Melichar calls it "The Alien."
Battistone has heard it all.
"I'm the guy everyone knows about, probably kind of laughs about," said the 33-year-old doubles specialist and tennis teacher from California.
But, he claims, he's simply doing what works.
On a half-decade hiatus after a playing part-time on the futures circuit, Battistone was messing around at some courts by the beach one day six years ago, "tossing the racket back and forth from one hand to another, just hitting two forehands."
Up walked Lionel Burt, the man who invented the two-handled racket.
Figuring two heads are better than one, Burt struck up a conversation with Battistone. Not long after, they came up with a new design and went into business together. Before the racket, Battistone had never risen above 800 in the doubles rankings. After the racket, he got as high as 88th.

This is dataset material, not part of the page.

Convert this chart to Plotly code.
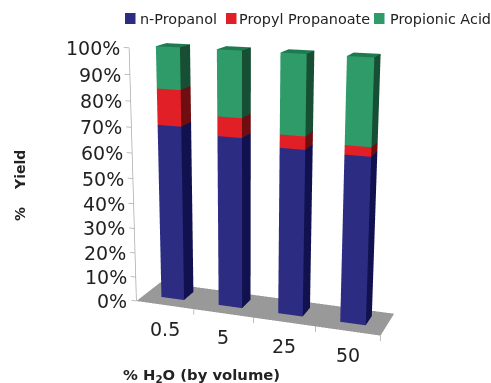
import plotly.graph_objects as go

W, H = 491, 383

# Stacked yields (%) per water content
categories = ["0.5", "5", "25", "50"]
n_propanol = [70, 67.5, 65, 64.5]
propyl_propanoate = [14, 7.5, 5, 3.5]
propionic_acid = [16, 25, 30, 32]
z_ticks = [0, 10, 20, 30, 40, 50, 60, 70, 80, 90, 100]

series = [
    ("n-Propanol", n_propanol, "#2B2C82", "#11114F"),
    ("Propyl Propanoate", propyl_propanoate, "#E01F26", "#6F0D10"),
    ("Propionic Acid", propionic_acid, "#2E9B68", "#164F34"),
]
TOP_GREEN = "#1F7A50"
FLOOR = "#999999"
AXIS = "#AAAAAA"
INK = "#222222"
FONT = "DejaVu Sans"

BAR_HALF = 0.2
DEPTH = (0.335, 0.754)
PLATE_LEFT = -0.5
X_LO, X_HI = -0.6, 3.8
Z_LO, Z_HI = -11, 106

# The plate is not square to the box: it skews sideways and tips along
# both of its edges, which gives the oblique look of the chart.
SKEW_X_PER_Y = 0.263
TIP_Z_PER_X = -1.90
TIP_Z_PER_Y = 4.67


def place(x, y, z):
    return (
        x + SKEW_X_PER_Y * y,
        y,
        z + TIP_Z_PER_X * (x - PLATE_LEFT) + TIP_Z_PER_Y * y,
    )


class Faces:
    """Collects flat quads of one colour into a single mesh."""

    def __init__(self):
        self.x, self.y, self.z, self.i, self.j, self.k = [], [], [], [], [], []

    def quad(self, corners):
        n = len(self.x)
        for corner in corners:
            px_, py_, pz_ = place(*corner)
            self.x.append(px_)
            self.y.append(py_)
            self.z.append(pz_)
        self.i += [n, n]
        self.j += [n + 1, n + 2]
        self.k += [n + 2, n + 3]

    def trace(self, color):
        return go.Mesh3d(
            x=self.x, y=self.y, z=self.z, i=self.i, j=self.j, k=self.k,
            color=color, flatshading=True, hoverinfo="skip", showlegend=False,
            lighting=dict(ambient=1, diffuse=0, specular=0, roughness=1, fresnel=0),
        )


traces = []

floor = Faces()
floor.quad([(PLATE_LEFT, 0, 0), (3.5, 0, 0), (3.5, 1, 0), (PLATE_LEFT, 1, 0)])
traces.append(floor.trace(FLOOR))

y0, y1 = DEPTH
fronts = [Faces() for _ in series]
sides = [Faces() for _ in series]
tops = Faces()
for c in range(len(categories)):
    x0, x1 = c - BAR_HALF, c + BAR_HALF
    base = 0
    for s, (_, values, _, _) in enumerate(series):
        head = base + values[c]
        fronts[s].quad([(x0, y0, base), (x1, y0, base), (x1, y0, head), (x0, y0, head)])
        sides[s].quad([(x1, y0, base), (x1, y1, base), (x1, y1, head), (x1, y0, head)])
        base = head
    tops.quad([(x0, y0, base), (x1, y0, base), (x1, y1, base), (x0, y1, base)])

for s, (_, _, front_color, side_color) in enumerate(series):
    traces.append(fronts[s].trace(front_color))
    traces.append(sides[s].trace(side_color))
traces.append(tops.trace(TOP_GREEN))


def segments(pairs):
    """One line trace holding many separate two-point strokes."""
    xs, ys, zs = [], [], []
    for start, end in pairs:
        for point in (start, end):
            xs.append(point[0])
            ys.append(point[1])
            zs.append(point[2])
        xs.append(None)
        ys.append(None)
        zs.append(None)
    return go.Scatter3d(x=xs, y=ys, z=zs, mode="lines", line=dict(color=AXIS, width=1.5),
                        hoverinfo="skip", showlegend=False)


# Value axis with its ticks, then the category separators under the front edge
strokes = [(place(PLATE_LEFT, 0, 0), place(PLATE_LEFT, 0, 100))]
strokes += [(place(PLATE_LEFT, 0, v), place(PLATE_LEFT - 0.09, 0, v)) for v in z_ticks]
strokes += [(place(c + 0.5, 0, 0), place(c + 0.5, 0, -2.2)) for c in range(len(categories))]
traces.append(segments(strokes))

fig = go.Figure(traces)


def px(x, y):
    return x / W, 1 - y / H


annotations = []
shapes = []


def text(x, y, s, size, bold=False, anchor="center", angle=0):
    fx, fy = px(x, y)
    annotations.append(dict(
        x=fx, y=fy, xref="paper", yref="paper", text=f"<b>{s}</b>" if bold else s,
        showarrow=False, xanchor=anchor, yanchor="middle", textangle=angle,
        font=dict(family=FONT, size=size, color=INK),
    ))


# Legend row
legend_slots = [(125, 138), (226, 237), (374, 388)]
for (name, _, color, _), (sx, tx) in zip(series, legend_slots):
    x0, y0_ = px(sx, 24)
    x1, y1_ = px(sx + 10.5, 13)
    shapes.append(dict(type="rect", xref="paper", yref="paper", x0=x0, y0=y0_, x1=x1, y1=y1_,
                       fillcolor=color, line=dict(width=0)))
    text(tx, 19, name, 14.4, anchor="left")

text(201, 375, "% H<sub>2</sub>O (by volume)", 14.8, bold=True)
text(20, 170, "Yield", 14, bold=True, angle=-90)
text(20, 214, "%", 14, bold=True, angle=-90)

scene_labels = [
    dict(x=PLATE_LEFT, y=0, z=v, text=f"{v}%", showarrow=False, xanchor="right", yanchor="middle",
         xshift=-7, font=dict(family=FONT, size=19, color=INK))
    for v in z_ticks
]
for c_i, c in enumerate(categories):
    lx, ly, lz = place(c_i, 0, 0)
    scene_labels.append(dict(x=lx, y=ly, z=lz, text=c, showarrow=False, yanchor="middle",
                             yshift=-24, font=dict(family=FONT, size=19, color=INK)))

axis_off = dict(showbackground=False, showgrid=False, zeroline=False, showspikes=False,
                title=dict(text=""), visible=False)

fig.update_layout(
    width=W, height=H, margin=dict(l=0, r=0, t=0, b=0), paper_bgcolor="white",
    showlegend=False, annotations=annotations, shapes=shapes,
    scene=dict(
        domain=dict(x=[0, 1], y=[0, 1]),
        aspectmode="manual",
        aspectratio=dict(x=1.3001, y=0.1353, z=1.4373),
        camera=dict(
            projection=dict(type="perspective"),
            eye=dict(x=0.2851, y=-2.1755, z=0.2325),
            center=dict(x=-0.0840, y=0.0275, z=-0.033),
            up=dict(x=0, y=0, z=1),
        ),
        xaxis=dict(axis_off, range=[X_LO, X_HI]),
        yaxis=dict(axis_off, range=[0, 1]),
        zaxis=dict(axis_off, range=[Z_LO, Z_HI]),
        annotations=scene_labels,
    ),
)

fig.write_html("out.html", config=dict(displayModeBar=False))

Not surprisingly, tennis players aren't really rushing to pry these sticks off the shelves. But the two-handled models do make Battistone one of the most popular players anytime he walks into a locker room. Rafael Nadal, a true right-hander who plays tennis lefty, tried it once before a match two years ago.
Liked it. Just not that much.
"Anytime you do something that's so unbelievably different, you expect a lot of the questions, comments, the snickering and those kind of things," Battistone said.
After battling their way through the U.S. Tennis Association's playoff system to earn an unlikely spot in the U.S. Open, Melichar wouldn't trade Battistone as a doubles partner for anything.
His racket? "Ummmmmm," she said. "It works for him."
By switching from one grip to the other, Battistone says he gets full reach on each side and creates better angles on his groundstrokes and volleys.
"It gives me some advantage on different shots," he said. "The whole premise of it from the inventor's perspective is, it's more healthy to use each side of the body equally."
With Battistone fluidly switching grips, switching hands during his doubles match, it was sometimes hard to tell he's using a radically different racket.
That crazy jump serve is a different story: Battistone lines up about two feet behind the baseline, jumps and tosses the ball with his right hand, switches the racket over to that hand, then explodes into the ball and lands a couple of feet in the court.
"It's like a spike in volleyball," he said. "Works for me a lot of the time. But not today."
Indeed, Marrero is no stranger to the two-headed monster of Battistone and his racket. They've played before, and in the 7-6 (3), 6-3 win Friday, Marrero said he wasn't fazed by all the nonconforming action moving toward him.
"Lots of strange angles," Marrero said. "You just really have to make sure you stay very focused when his shots are coming at you."
A good strategy no matter who's on the other side of the net.
Certainly, Battistone would second that.